A subsequent assessment by the Defense Intelligence
Agency, as has been widely reported, found the information supplied by
Chalabi's defectors to be "of little or no use." This introduces the
hair-raising possibility that the Pentagon spread Chalabi's WMD
disinformation to journalists while knowing it wasn't true -- or simply
not caring whether it was or not. "It seems that Chalabi may have been
paid by the U.S. government," Friel and Falk write, "to give what was
known to be false or suspect information to the Times about Iraqi WMD
at critical moments that supported the work of the Pentagon's Office of
Special Plans," the Wolfowitz unit that coordinated strategy for the
Iraq invasion.
Looking too closely into the Miller affair, then,
would raise the question of how America's leading newspaper, which
prides itself on its impartiality and its "non-crusading" character,
was so readily hypnotized by a mendacious administration that it
splashed that government's most spectacular untruths across the front
page, over and over again. This question goes well beyond Judith Miller
or Howell Raines or Bill Keller, all of whom have to look in the mirror
every day and wonder to what extent they are responsible for a
misguided war that has cost thousands of human lives and now feels like
a bottomless disaster. Jayson Blair was just a weird kid who told some
fibs.
It's easy for a book reviewer to sit here and
second-guess the Times' reporting on Iraq long after the fact. The
individual who bears ultimate responsibility for the Iraq war is George
W. Bush, and he might well have gone ahead with his long-desired
invasion if the Times had never swallowed any of Chalabi and
Wolfowitz's bunkum (and, for that matter, if 9/11 had never happened).

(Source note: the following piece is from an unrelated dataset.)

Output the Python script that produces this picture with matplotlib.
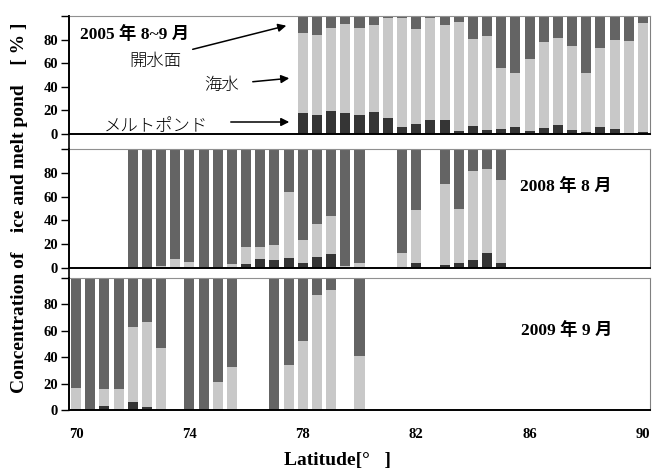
import matplotlib
matplotlib.use('Agg')
import matplotlib.pyplot as plt
from matplotlib.lines import Line2D
import numpy as np

# --- data (percent) ---
# 2005 Aug-Sep
lat_2005 = [78.0, 78.5, 79.0, 79.5, 80.0, 80.5, 81.0, 81.5, 82.0, 82.5, 83.0, 83.5, 84.0,
            84.5, 85.0, 85.5, 86.0, 86.5, 87.0, 87.5, 88.0, 88.5, 89.0, 89.5, 90.0]
pond_2005 = [17.6, 15.9, 19.3, 17.6, 15.9, 18.4, 13.3, 5.7, 8.2, 11.6, 11.6, 2.3, 6.5,
             3.1, 4.0, 5.7, 2.3, 4.8, 7.4, 3.1, 1.4, 5.7, 4.0, 0.6, 1.4]
ice_2005 = [68.0, 68.0, 70.5, 75.6, 73.9, 74.0, 85.0, 92.6, 80.8, 86.7, 80.8, 92.6, 74.0,
            79.9, 51.8, 45.9, 61.2, 73.1, 73.9, 71.4, 50.2, 67.1, 75.6, 78.2, 92.7]

# 2008 Aug
lat_2008 = [72.0, 72.5, 73.0, 73.5, 74.0, 74.5, 75.0, 75.5, 76.0, 76.5, 77.0, 77.5,
            78.0, 78.5, 79.0, 79.5, 80.0, 81.5, 82.0, 83.0, 83.5, 84.0, 84.5, 85.0]
pond_2008 = [0, 0, 0, 0, 0, 0, 0, 0, 3.6, 7.8, 7.0, 8.7,
             4.5, 9.5, 12.0, 0, 0, 0, 4.5, 2.8, 4.5, 7.0, 12.8, 4.5]
ice_2008 = [0, 0, 2.0, 7.8, 5.3, 1.1, 0, 3.6, 14.3, 10.1, 12.6, 55.3,
            19.2, 27.7, 31.9, 2.0, 4.5, 12.8, 44.4, 67.9, 45.2, 74.6, 70.4, 69.5]

# 2009 Sep
lat_2009 = [70.0, 70.5, 71.0, 71.5, 72.0, 72.5, 73.0, 74.0, 74.5, 75.0, 75.5,
            77.0, 77.5, 78.0, 78.5, 79.0, 80.0]
pond_2009 = [1.0, 0, 3.3, 0, 6.3, 2.0, 0, 0, 0, 1.0, 0, 0, 0, 0, 0, 0, 0]
ice_2009 = [15.9, 0, 12.8, 16.1, 56.7, 64.8, 47.1, 0, 0, 20.4, 32.7,
            0, 34.3, 52.4, 87.2, 90.9, 41.1]

titles = ['2005 年 8~9 月', '2008 年 8 月', '2009 年 9 月']
xticks = [70, 74, 78, 82, 86, 90]

c_pond = '#353535'
c_ice = '#c8c8c8'
c_open = '#646464'
serif = 'Liberation Serif'
mixed = ['Liberation Serif', 'Noto Sans CJK JP']

W, H = 658, 472
fig = plt.figure(figsize=(W / 100, H / 100), dpi=100)

# panel boxes in pixels: (top, bottom)
boxes = [(16, 134), (149, 268), (278, 410)]
left_px, right_px = 69, 650

datasets = [(lat_2005, pond_2005, ice_2005),
            (lat_2008, pond_2008, ice_2008),
            (lat_2009, pond_2009, ice_2009)]

axes = []
for i, ((top, bot), (lat, pond, ice)) in enumerate(zip(boxes, datasets)):
    ax = fig.add_axes([left_px / W, 1 - bot / H, (right_px - left_px) / W, (bot - top) / H])
    lat = np.array(lat)
    pond = np.array(pond, dtype=float)
    ice = np.array(ice, dtype=float)
    openw = 100 - pond - ice
    w = 0.353
    ax.bar(lat, pond, width=w, color=c_pond, linewidth=0)
    ax.bar(lat, ice, width=w, bottom=pond, color=c_ice, linewidth=0)
    ax.bar(lat, openw, width=w, bottom=pond + ice, color=c_open, linewidth=0)

    ax.set_xlim(69.75, 90.25)
    ax.set_ylim(0, 100)
    ax.set_yticks([0, 20, 40, 60, 80, 100])
    ax.set_yticklabels(['0', '20', '40', '60', '80', ''], fontfamily=serif,
                       fontweight='bold', fontsize=10.5)
    ax.tick_params(axis='y', direction='out', length=6, width=1, pad=2)
    ax.spines['left'].set_linewidth(1.2)
    ax.spines['bottom'].set_linewidth(1.4)
    ax.spines['bottom'].set_color('black')
    ax.spines['top'].set_color('#909090')
    ax.spines['right'].set_color('#808080')
    ax.set_xticks(xticks)
    ax.tick_params(axis='x', length=0)
    if i < 2:
        ax.set_xticklabels([])
    else:
        ax.set_xticklabels([str(t) for t in xticks], fontfamily=serif,
                           fontweight='bold', fontsize=10.5)
        ax.tick_params(axis='x', pad=13)
    axes.append(ax)

# continuous left axis line through the gaps
fig.add_artist(Line2D([left_px / W, left_px / W], [1 - 16 / H, 1 - 410 / H],
                      color='black', lw=1.2))

# titles of each season
fig.text(80 / W, 1 - 35 / H, titles[0], family=mixed, fontweight='bold',
         fontsize=12.5, va='center', ha='left')
fig.text(566 / W, 1 - 187 / H, titles[1], family=mixed, fontweight='bold',
         fontsize=12.5, va='center', ha='center')
fig.text(567 / W, 1 - 331 / H, titles[2], family=mixed, fontweight='bold',
         fontsize=12.5, va='center', ha='center')

# legend-ish labels with arrows (2005 panel)
ap = dict(arrowstyle='-|>', color='black', lw=1.1, mutation_scale=12)
def note(txt, xy_txt, xy_tail, xy_head):
    fig.text(xy_txt[0] / W, 1 - xy_txt[1] / H, txt, family=['Noto Sans CJK JP'],
             fontsize=12.5, fontweight='light', ha='center', va='center')
    fig.add_artist(matplotlib.patches.FancyArrowPatch(
        (xy_tail[0] / W, 1 - xy_tail[1] / H), (xy_head[0] / W, 1 - xy_head[1] / H),
        transform=fig.transFigure, **ap))

note('開水面', (155, 61), (190, 50), (289, 25))
note('海水', (222, 85), (250, 82), (292, 78))
note('メルトポンド', (156, 126), (228, 122), (292, 122))

# axis titles
fig.text(20 / W, 1 - 208 / H, 'Concentration of    ice and melt pond    [ % ]',
         rotation=90, family=serif, fontweight='bold', fontsize=14,
         ha='center', va='center')
fig.text(337 / W, 1 - 460 / H, 'Latitude[°   ]', family=serif, fontweight='bold',
         fontsize=14, ha='center', va='center')

fig.savefig('out.png', dpi=100)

Of course, you or I didn't know that when Colin Powell gave his fateful
audiovisual presentation to the United Nations in February 2003, he was
pretty much pulling it out of his butt. Almost every reporter has been
hoodwinked by a source and, if he or she is honest, can imagine being
swept up in scoop-fever to the point of making Miller's mistakes,
egregious as they were.
[Ed: Who is Judith Miller – “who did more than any
other single individual, except perhaps George W. Bush, to spread the
notion that Saddam Hussein's regime possessed weapons of mass
destruction and, by extension, that war with Iraq was both necessary
and inevitable.” http://newyorkmetro.com/nymetro/news/...]

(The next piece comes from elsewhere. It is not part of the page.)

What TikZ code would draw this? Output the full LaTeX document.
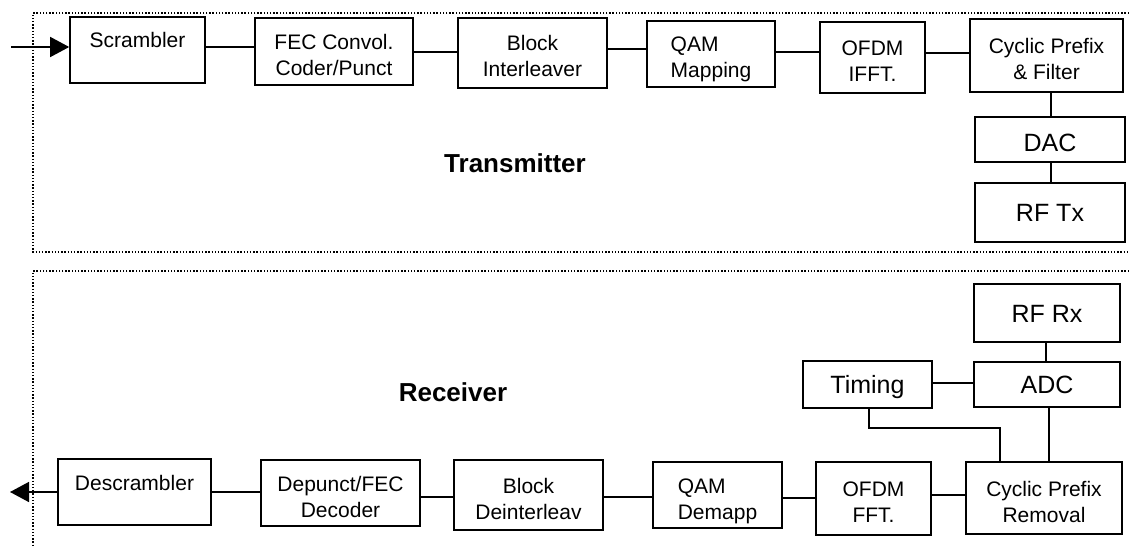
\documentclass[tikz,border=0pt]{standalone}
\usepackage{fontspec}
\setmainfont{Liberation Sans}
\usetikzlibrary{arrows.meta}
\begin{document}
\begin{tikzpicture}[x=1pt,y=-1pt,
  box/.style={draw,line width=1.6pt,inner sep=0pt,align=center},
  blk/.style={box,font=\fontsize{21}{26}\selectfont,
    text height=48pt,text depth=0pt},
  bigblk/.style={box,font=\fontsize{25}{30}\selectfont,
    text height=18pt,text depth=0pt},
  wire/.style={line width=1.5pt},
  frame/.style={line width=1.4pt,dash pattern=on 1.4pt off 1.8pt},
  title/.style={font=\fontsize{26}{30}\selectfont\bfseries},
  tip/.style={-{Triangle[length=19pt,width=20pt]}}]
\useasboundingbox (0,0) rectangle (1129,548);

% enclosing dotted frames
\draw[frame] (1129,13) -- (33,13) -- (33,252) -- (1129,252);
\draw[frame] (1129,271) -- (33,271) -- (33,548);

% transmitter chain
\node[blk,minimum width=135pt,minimum height=66pt] (scr) at (137.5,50) {Scrambler\\\mbox{}};
\node[blk,minimum width=158pt,minimum height=67pt] (fec) at (334,51.5) {FEC Convol.\\Coder/Punct};
\node[blk,minimum width=149pt,minimum height=70pt] (bint) at (532.5,53) {Block\\Interleaver};
\node[blk,align=left,minimum width=128pt,minimum height=66pt] (qam) at (711,54) {QAM\\Mapping};
\node[blk,minimum width=105pt,minimum height=71pt] (ifft) at (872.5,57.5) {OFDM\\IFFT.};
\node[blk,minimum width=153pt,minimum height=73pt] (cpf) at (1046.5,55.5) {Cyclic Prefix\\\& Filter};
\node[bigblk,text height=24pt,minimum width=150pt,minimum height=45pt] (dac) at (1050,139.5) {DAC};
\node[bigblk,minimum width=150pt,minimum height=59pt] (rftx) at (1050,212.5) {RF Tx};
\node[title] (txlbl) at (515,163) {Transmitter};

\coordinate (txin) at (11,47);
\draw[wire,tip] (txin) -- (scr.west |- 0,47);
\draw[wire] (scr.east |- 0,47) -- (fec.west |- 0,47);
\draw[wire] (fec.east |- 0,52) -- (bint.west |- 0,52);
\draw[wire] (bint.east |- 0,49) -- (qam.west |- 0,49);
\draw[wire] (qam.east |- 0,52) -- (ifft.west |- 0,52);
\draw[wire] (ifft.east |- 0,53) -- (cpf.west |- 0,53);
\draw[wire] (cpf.south -| 1051,0) -- (dac.north -| 1051,0);
\draw[wire] (dac.south -| 1051,0) -- (rftx.north -| 1051,0);

% receiver chain
\node[blk,minimum width=153pt,minimum height=66pt] (desc) at (134.5,492) {Descrambler\\\mbox{}};
\node[blk,minimum width=159pt,minimum height=66pt] (depf) at (340.5,493) {Depunct/FEC\\Decoder};
\node[blk,minimum width=149pt,minimum height=70pt] (bdei) at (528.5,495) {Block\\Deinterleav};
\node[blk,align=left,minimum width=129pt,minimum height=66pt] (qamd) at (717.5,495) {QAM\\Demapp};
\node[blk,minimum width=115pt,minimum height=73pt] (fft) at (873.5,498.5) {OFDM\\FFT.};
\node[blk,minimum width=156pt,minimum height=72pt] (cpr) at (1044,498) {Cyclic Prefix\\Removal};
\node[bigblk,minimum width=146pt,minimum height=58pt] (rfrx) at (1047,313) {RF Rx};
\node[bigblk,minimum width=146pt,minimum height=45pt] (adc) at (1047,384.5) {ADC};
\node[bigblk,minimum width=129pt,minimum height=47pt] (tim) at (867.5,384.5) {Timing};
\node[title] (rxlbl) at (453,392) {Receiver};

\coordinate (rxout) at (10,492);
\draw[wire,tip] (desc.west |- 0,492) -- (rxout);
\draw[wire] (desc.east |- 0,492) -- (depf.west |- 0,492);
\draw[wire] (depf.east |- 0,497) -- (bdei.west |- 0,497);
\draw[wire] (bdei.east |- 0,497) -- (qamd.west |- 0,497);
\draw[wire] (qamd.east |- 0,498) -- (fft.west |- 0,498);
\draw[wire] (fft.east |- 0,495) -- (cpr.west |- 0,495);
\draw[wire] (rfrx.south -| 1046,0) -- (adc.north -| 1046,0);
\draw[wire] (adc.west |- 0,383) -- (tim.east |- 0,383);
\draw[wire] (adc.south -| 1049,0) -- (cpr.north -| 1049,0);
\draw[wire] (tim.south -| 869,0) -- (869,428) -- (1000,428) -- (cpr.north -| 1000,0);
\end{tikzpicture}
\end{document}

No, the fundamental question about the future of
the New York Times, in the Keller era and beyond, is whether it can
recover a sense of true impartiality and independence, or whether its
editors and managers have become so snuggly with power, so seduced by
the corroded political discourse of our time, that they define
"impartiality" as a point of perpetual, semi-neutral waffledom, halfway
across the infinitesimal distance between Joe Lieberman and John McCain.
Friel and Falk quote from the legendary opinion of
late Supreme Court Justice Hugo Black in the 1971 Pentagon Papers case,
when the court ruled that the Times could publish the leaked documents
in defiance of the Nixon White House: "In the First Amendment, the
Founding Fathers gave the free press the protection it must have to
fulfill its essential role in our democracy," Black wrote. "Only a free
and unrestrained press can effectively expose deception in government.
And paramount among the responsibilities of a free press is the duty to
prevent any part of the government from deceiving the people and
sending them off to distant lands to die of foreign fevers and foreign
shot and shell."
Seen in this light, the Jayson Blair case was an
embarrassing sideshow, nothing more. With the bogus WMD stories
reported by Miller and approved by various editors, the Times -- which,
for all its flaws, remains the last, best hope for American journalism
-- disgraced itself and betrayed its essential role in what remains of
our democracy. We have to hope that Bill Keller, Arthur Sulzberger Jr.
and about 1,200 other people who work on 43rd Street understand that.